2. In a random sample of 50 refrigerators, the mean repair cost was $157.50, and the standard deviation was $17.25.

(a) Construct a 90% confidence interval for the population mean refrigerator repair costs. (Use the TInterval procedure on your graphing calculator.)

(b) Interpret this confidence interval.

(c) Construct a 99% confidence interval for the population mean refrigerator repair costs.

(d) Which interval is wider?

3. The GPA's of 12 randomly selected college students are given below.

3.4  2.5  3.6  1.7  2.0  3.8  2.5  2.8  3.0  3.2  3.3  3.7

(a) Construct a 90% confidence interval for the population mean GPA. You may use the TInterval procedure.

(b) Interpret this interval.

Confidence Intervals for Proportions Assignment -

1. In a survey of n = 2500 college students, x = 1000 students reported that they worked 20 or more hours a week while attending school. Follow the steps below to construct a 95% confidence interval for the population proportion of college students who work 20 or more hours while attending school.

(a) Find the sample proportion of students who reported working 20 or more hours a week while attending school. p ^=x/n=

(b) Calculate: √((p ^(1-p ^))/n) (Round your answer to 4 decimal places.)

(c) For a 95% confidence interval, α = 0.05. Find z_(α/2) = z_0.025.

(d) Find the margin of error E = z_(α/2)*√((p ^(1-p ^))/n) (Round your answer to 4 decimal places.)

(e) Now find the bounds of the confidence interval: p ^±E

(f) Check your answer using the 1-PropZInterval procedure on your calculator. Do the results agree?

(g) Interpret the confidence interval using the template on the notes page.

2. In a survey of n = 1750 workers, p ^=15% reported being dissatisfied with their working conditions.

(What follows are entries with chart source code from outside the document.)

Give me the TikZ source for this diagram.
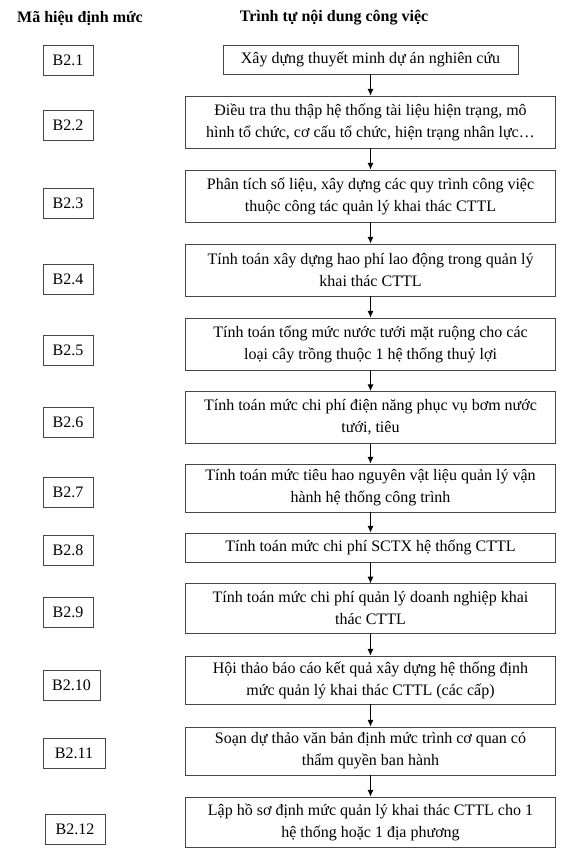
\documentclass[tikz,border=0pt]{standalone}
\usepackage{fontspec}
\setmainfont{Liberation Serif}
\usetikzlibrary{positioning,arrows.meta}
\definecolor{boxgray}{RGB}{70,70,70}
\tikzset{
  head/.style={font=\bfseries\fontsize{12}{14}\selectfont,inner sep=0pt},
  task/.style={draw=boxgray,line width=0.7pt,align=center,minimum width=278pt,minimum height=21.75pt,inner sep=2pt,font=\fontsize{12}{16.5}\selectfont},
  tall/.style={minimum height=39pt},
  code/.style={draw=boxgray,line width=0.7pt,minimum width=37.5pt,minimum height=22.5pt,inner sep=1pt,font=\fontsize{12}{14}\selectfont},
  flow/.style={line width=0.7pt,-{Latex[length=5pt,width=4.5pt]}}
}
\begin{document}
\begin{tikzpicture}[x=0.75pt,y=-0.75pt]
  \useasboundingbox (0,0) rectangle (576,856);
  % column headings
  \node[head] (hcode) at (80,18) {Mã hiệu định mức};
  \node[head] (htask) at (334,18) {Trình tự nội dung công việc};
  % work steps
  \node[task,minimum width=221.25pt] (t1) at (370.5,59.5) {Xây dựng thuyết minh dự án nghiên cứu};
  \node[task,tall] (t2) at (370.5,122) {Điều tra thu thập hệ thống tài liệu hiện trạng, mô\\hình tổ chức, cơ cấu tổ chức, hiện trạng nhân lực…};
  \node[task,tall] (t3) at (370.5,196) {Phân tích số liệu, xây dựng các quy trình công việc\\thuộc công tác quản lý khai thác CTTL};
  \node[task,tall] (t4) at (370.5,270) {Tính toán xây dựng hao phí lao động trong quản lý\\khai thác CTTL};
  \node[task,tall] (t5) at (370.5,344) {Tính toán tổng mức nước tưới mặt ruộng cho các\\loại cây trồng thuộc 1 hệ thống thuỷ lợi};
  \node[task,tall] (t6) at (370.5,417.5) {Tính toán mức chi phí điện năng phục vụ bơm nước\\tưới, tiêu};
  \node[task,tall,minimum height=36pt] (t7) at (370.5,488) {Tính toán mức tiêu hao nguyên vật liệu quản lý vận\\hành hệ thống công trình};
  \node[task] (t8) at (370.5,547.5) {Tính toán mức chi phí SCTX hệ thống CTTL};
  \node[task,tall,minimum height=37pt] (t9) at (370.5,608.5) {Tính toán mức chi phí quản lý doanh nghiệp khai\\thác CTTL};
  \node[task,tall,minimum height=36pt] (t10) at (370.5,680) {Hội thảo báo cáo kết quả xây dựng hệ thống định\\mức quản lý khai thác CTTL (các cấp)};
  \node[task,tall,minimum height=36pt] (t11) at (370.5,751) {Soạn dự thảo văn bản định mức trình cơ quan có\\thẩm quyền ban hành};
  \node[task,tall,minimum height=37.5pt] (t12) at (370.5,822) {Lập hồ sơ định mức quản lý khai thác CTTL cho 1\\hệ thống hoặc 1 địa phương};
  % codes
  \node[code] (c1) at (68,60) {B2.1};
  \node[code] (c2) at (68,125) {B2.2};
  \node[code] (c3) at (68,203.5) {B2.3};
  \node[code] (c4) at (68,279) {B2.4};
  \node[code] (c5) at (68,350.5) {B2.5};
  \node[code] (c6) at (68,422.5) {B2.6};
  \node[code] (c7) at (68,492) {B2.7};
  \node[code] (c8) at (68,550) {B2.8};
  \node[code] (c9) at (68,612) {B2.9};
  \node[code,minimum width=42.75pt] (c10) at (71.5,685.5) {B2.10};
  \node[code,minimum width=46.5pt] (c11) at (74,753) {B2.11};
  \node[code,minimum width=45pt] (c12) at (75,829.5) {B2.12};
  % arrows
  \draw[flow] (t1) -- (t2); \draw[flow] (t2) -- (t3); \draw[flow] (t3) -- (t4);
  \draw[flow] (t4) -- (t5); \draw[flow] (t5) -- (t6); \draw[flow] (t6) -- (t7);
  \draw[flow] (t7) -- (t8); \draw[flow] (t8) -- (t9); \draw[flow] (t9) -- (t10);
  \draw[flow] (t10) -- (t11); \draw[flow] (t11) -- (t12);
\end{tikzpicture}
\end{document}
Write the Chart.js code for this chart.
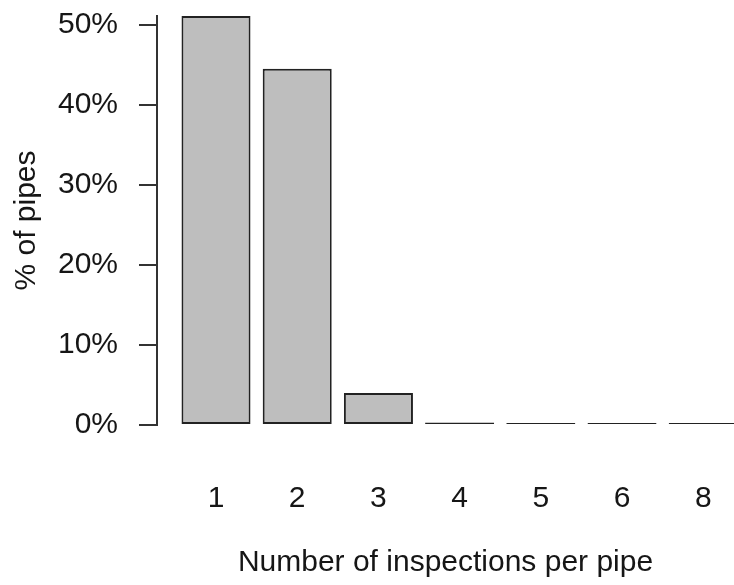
<!DOCTYPE html>
<html>
<head>
<meta charset="utf-8">
<script src="https://cdn.jsdelivr.net/npm/chart.js@4/dist/chart.umd.min.js"></script>
<style>
  html, body { margin: 0; padding: 0; background: #fff; overflow: hidden; }
</style>
</head>
<body>
<canvas id="grafico" width="734" height="585"></canvas>
<script>
const categorias = ['1', '2', '3', '4', '5', '6', '8'];
const percentuais = [51.1, 44.5, 4.0, 0.3, 0.02, 0.01, 0.01];
const ticksY = [0, 10, 20, 30, 40, 50];

const fonte = { family: "'Liberation Sans', Arial, sans-serif", size: 30 };
const corTexto = '#161616';
const corEixo = '#333333';

new Chart(document.getElementById('grafico'), {
  type: 'bar',
  data: {
    datasets: [{
      data: percentuais.map((v, i) => ({ x: i + 1, y: v })),
      backgroundColor: '#bebebe',
      borderColor: '#222222',
      borderWidth: 2,
      borderSkipped: false,
      minBarLength: 2,
      barPercentage: 0.85,
      categoryPercentage: 1
    }]
  },
  options: {
    responsive: false,
    animation: false,
    layout: { padding: { top: 16, left: 0, right: 0, bottom: 0 } },
    plugins: {
      legend: { display: false },
      tooltip: { enabled: false }
    },
    scales: {
      x: {
        type: 'linear',
        offset: false,
        min: 0.2734,
        max: 7.379,
        afterFit: s => { s.height = 160; s.paddingLeft = 0; s.paddingRight = 0; },
        afterBuildTicks: s => { s.ticks = categorias.map((_, i) => ({ value: i + 1 })); },
        grid: { display: false },
        border: { display: false },
        ticks: {
          padding: 48,
          color: corTexto,
          font: fonte,
          maxRotation: 0,
          autoSkip: false,
          callback: v => categorias[v - 1]
        },
        title: {
          display: true,
          text: 'Number of inspections per pipe',
          color: corTexto,
          font: fonte,
          padding: { top: 0, bottom: 4 }
        }
      },
      y: {
        min: 0,
        max: 51.1,
        afterFit: s => { s.width = 157; s.paddingTop = 0; s.paddingBottom = 0; },
        afterBuildTicks: s => { s.ticks = ticksY.map(v => ({ value: v })); },
        grid: {
          drawOnChartArea: false,
          drawTicks: true,
          tickLength: 18,
          color: corEixo,
          lineWidth: 2
        },
        border: { display: true, color: corEixo, width: 2 },
        ticks: {
          padding: 21,
          color: corTexto,
          font: fonte,
          callback: v => v + '%'
        },
        title: {
          display: true,
          text: '% of pipes',
          color: corTexto,
          font: fonte,
          padding: { top: 9, bottom: 0 }
        }
      }
    }
  }
});
</script>
</body>
</html>
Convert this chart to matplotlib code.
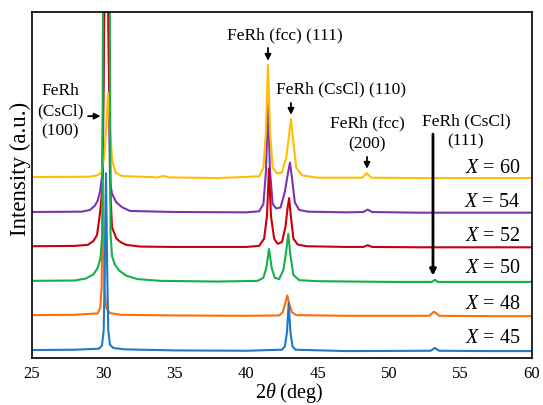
import matplotlib
matplotlib.use("Agg")
import matplotlib.pyplot as plt

plt.rcParams['font.family'] = ['Liberation Serif', 'DejaVu Serif']
plt.rcParams['mathtext.fontset'] = 'custom'
plt.rcParams['mathtext.rm'] = 'Liberation Serif'
plt.rcParams['mathtext.it'] = 'Liberation Serif:italic'

# compositions and their colours
samples = ['45', '48', '50', '52', '54', '60']
colors = ['#1f78c8', '#ff6d0a', '#14b04a', '#c8000a', '#7a35b0', '#ffbe00']
offsets = [0, 10, 20, 30, 40, 50]
base = 2.0

# XRD traces (2theta in deg, intensity above own baseline, a.u.)
x45 = [25, 28, 29.7, 29.9, 30.02, 30.1, 30.18, 30.26, 30.34, 30.46, 30.7, 31.5, 35, 40,
       42.5, 42.7, 42.85, 42.97, 43.09, 43.24, 43.45, 47, 52.9, 53.2, 53.5, 57, 60]
y45 = [0.3, 0.4, 0.7, 1.6, 6, 25, 51.4, 25, 6, 1.8, 0.9, 0.5, 0.2, 0.1,
       0.4, 1.3, 5.5, 13.9, 5.5, 1.3, 0.4, 0, 0.1, 0.9, 0.1, 0, 0]

x48 = [25, 28, 29.6, 29.78, 29.87, 29.93, 29.97, 30.01, 30.08, 30.2, 30.45, 31.2, 35, 40,
       42.3, 42.55, 42.73, 42.87, 43.0, 43.2, 43.5, 47, 52.8, 53.0, 53.14, 53.3, 53.5, 57, 60]
y48 = [0.4, 0.5, 0.9, 2.5, 8, 25, 39.3, 25, 8, 2.5, 1.0, 0.5, 0.3, 0.2,
       0.3, 1.2, 3.8, 6.1, 3.8, 1.2, 0.4, 0.2, 0.2, 0.9, 1.4, 0.9, 0.2, 0.1, 0.1]

x50 = [25, 28, 28.8, 29.3, 29.6, 29.8, 29.92, 29.97, 30.2, 30.45, 30.5, 30.6, 30.8, 31.1,
       31.6, 32.4, 34, 38, 40.8, 41.2, 41.4, 41.59, 41.78, 42.0, 42.3, 42.6, 42.8, 42.94,
       43.08, 43.3, 43.7, 45, 50, 53.0, 53.2, 53.4, 57, 60]
y50 = [0.3, 0.4, 1.0, 2.2, 4, 7, 14, 78, 160, 78, 14, 7.5, 5, 3.3,
       1.8, 0.8, 0.3, 0.1, 0.3, 1.2, 4, 9.5, 4, 1.2, 0.8, 3.5, 9, 13.9,
       8, 2, 0.5, 0.2, 0, 0, 0.6, 0, 0, 0]

x52 = [25, 28, 28.9, 29.3, 29.55, 29.76, 29.95, 30.06, 30.2, 30.34, 30.5, 30.6, 30.9, 31.2,
       31.6, 32.6, 35, 40, 40.9, 41.25, 41.45, 41.59, 41.73, 41.95, 42.2, 42.5, 42.75, 42.88,
       43.0, 43.12, 43.3, 43.6, 44.2, 47, 48.2, 48.5, 48.8, 52, 60]
y52 = [0.3, 0.4, 0.7, 1.8, 3.5, 9.8, 18, 70, 130, 70, 15, 5.8, 2.6, 1.5,
       0.7, 0.2, 0.1, 0.1, 0.4, 2.5, 9, 22.8, 9, 2.5, 1.0, 1.5, 6, 11,
       14.2, 9, 2.5, 0.8, 0.3, 0.1, 0.1, 0.6, 0.1, 0, 0]

x54 = [25, 28.5, 29.06, 29.4, 29.6, 29.76, 29.92, 30.06, 30.2, 30.34, 30.46, 30.6, 30.9, 31.3,
       31.86, 35, 40, 40.9, 41.2, 41.38, 41.52, 41.66, 41.85, 42.1, 42.4, 42.7, 42.9, 43.06,
       43.2, 43.4, 43.7, 44.3, 47, 48.2, 48.5, 48.8, 52, 60]
y54 = [0.2, 0.3, 0.8, 2, 3.5, 6, 11, 60, 120, 60, 9, 5.5, 3, 1.6,
       0.5, 0.2, 0.1, 0.4, 2.5, 12, 31.5, 12, 2.5, 1.2, 1.5, 6, 11, 14.5,
       10, 3, 0.8, 0.3, 0.1, 0.2, 0.9, 0.2, 0, 0]

x60 = [25, 29.0, 29.6, 29.85, 30.05, 30.18, 30.33, 30.48, 30.62, 30.85, 31.3, 33.8, 34.2,
       34.6, 38, 40.9, 41.2, 41.37, 41.52, 41.67, 41.85, 42.15, 42.5, 42.8, 42.98, 43.13,
       43.28, 43.5, 43.9, 45, 48.1, 48.43, 48.75, 52, 60]
y60 = [0.3, 0.4, 0.8, 1.6, 6, 14, 24.6, 13, 5, 1.6, 0.6, 0.2, 0.6,
       0.2, 0, 0.5, 3, 13, 32.7, 13, 3, 1.4, 1.6, 6, 12, 17.1,
       11, 3, 0.8, 0.1, 0.1, 1.4, 0.1, 0, 0]

xs = [x45, x48, x50, x52, x54, x60]
ys = [y45, y48, y50, y52, y54, y60]

# peak labels: text, text position, arrow start, arrow end
peak_labels = ['FeRh\n(CsCl)\n(100)', 'FeRh (fcc) (111)', 'FeRh (CsCl) (110)',
               'FeRh (fcc)\n(200)', 'FeRh (CsCl)\n(111)']
label_pos = [(26.96, 71.2), (42.71, 93.1), (46.66, 77.5), (48.45, 64.8), (55.38, 65.6)]
arrow_from = [(28.92, 69.9), (41.52, 89.6), (43.13, 73.7), (48.45, 58.1), (53.07, 64.7)]
arrow_to = [(29.8, 69.9), (41.52, 85.9), (43.13, 70.3), (48.45, 54.7), (53.07, 23.8)]

label_y = [5.5, 15.6, 26.0, 35.0, 44.8, 54.9]

fig = plt.figure(figsize=(5.43, 4.05), dpi=100)
ax = fig.add_axes([0.0589, 0.116, 0.9208, 0.8544])

order = [4, 3, 5, 1, 2, 0]
for i in order:
    yy = [v + offsets[i] + base for v in ys[i]]
    ax.plot(xs[i], yy, color=colors[i], lw=1.5, solid_joinstyle='round')

for i in range(len(samples)):
    ax.text(59.2, label_y[i], r'$X$ = ' + samples[i], ha='right', va='center', fontsize=14.5)

for txt, pos, a0, a1 in zip(peak_labels, label_pos, arrow_from, arrow_to):
    ax.text(pos[0], pos[1], txt, ha='center', va='center', fontsize=12.5, linespacing=1.35)
    lw = 2.0 if a0[1] - a1[1] > 10 else 1.3
    ax.annotate('', xy=a1, xytext=a0,
                arrowprops=dict(arrowstyle='-|>', color='black', lw=lw,
                                mutation_scale=9, shrinkA=0, shrinkB=0))

ax.set_xlim(25, 60)
ax.set_ylim(0, 100)
ax.set_xticks([25, 30, 35, 40, 45, 50, 55, 60])
ax.set_yticks([])
ax.tick_params(axis='x', length=0, pad=6, labelsize=12)
for s in ax.spines.values():
    s.set_linewidth(1.2)

ax.set_xlabel(r'2$\theta$ (deg)', fontsize=14.5)
ax.xaxis.label.set_va('bottom')
ax.xaxis.set_label_coords(0.514, -0.135)
ax.set_ylabel('Intensity (a.u.)', fontsize=16.5)
ax.yaxis.set_label_coords(-0.002, 0.546)

fig.savefig('out.png', dpi=100)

(a) How many of the 1750 workers reported being dissatisfied with their working conditions? (Round to the nearest whole number.) x = np ^=

(b) Construct a 99% confidence interval for the population proportion of workers who are dissatisfied with their working conditions. (You may use the 1-PropZInterval procedure on your calculator.)

(c) Interpret this confidence interval.

3. You wish to estimate, with 95% confidence, the population proportion of college students who have used at least one e-book for a college course. Your estimate must be accurate within 3% of the population proportion. (m = 0.03). (Use the formulas on p. 320 of your textbook.)

(a) How many students would you need to survey if no prior estimates are available?

(b) How many students would you need to survey if a prior study showed that 40% of students have used at least one e-book for a college course?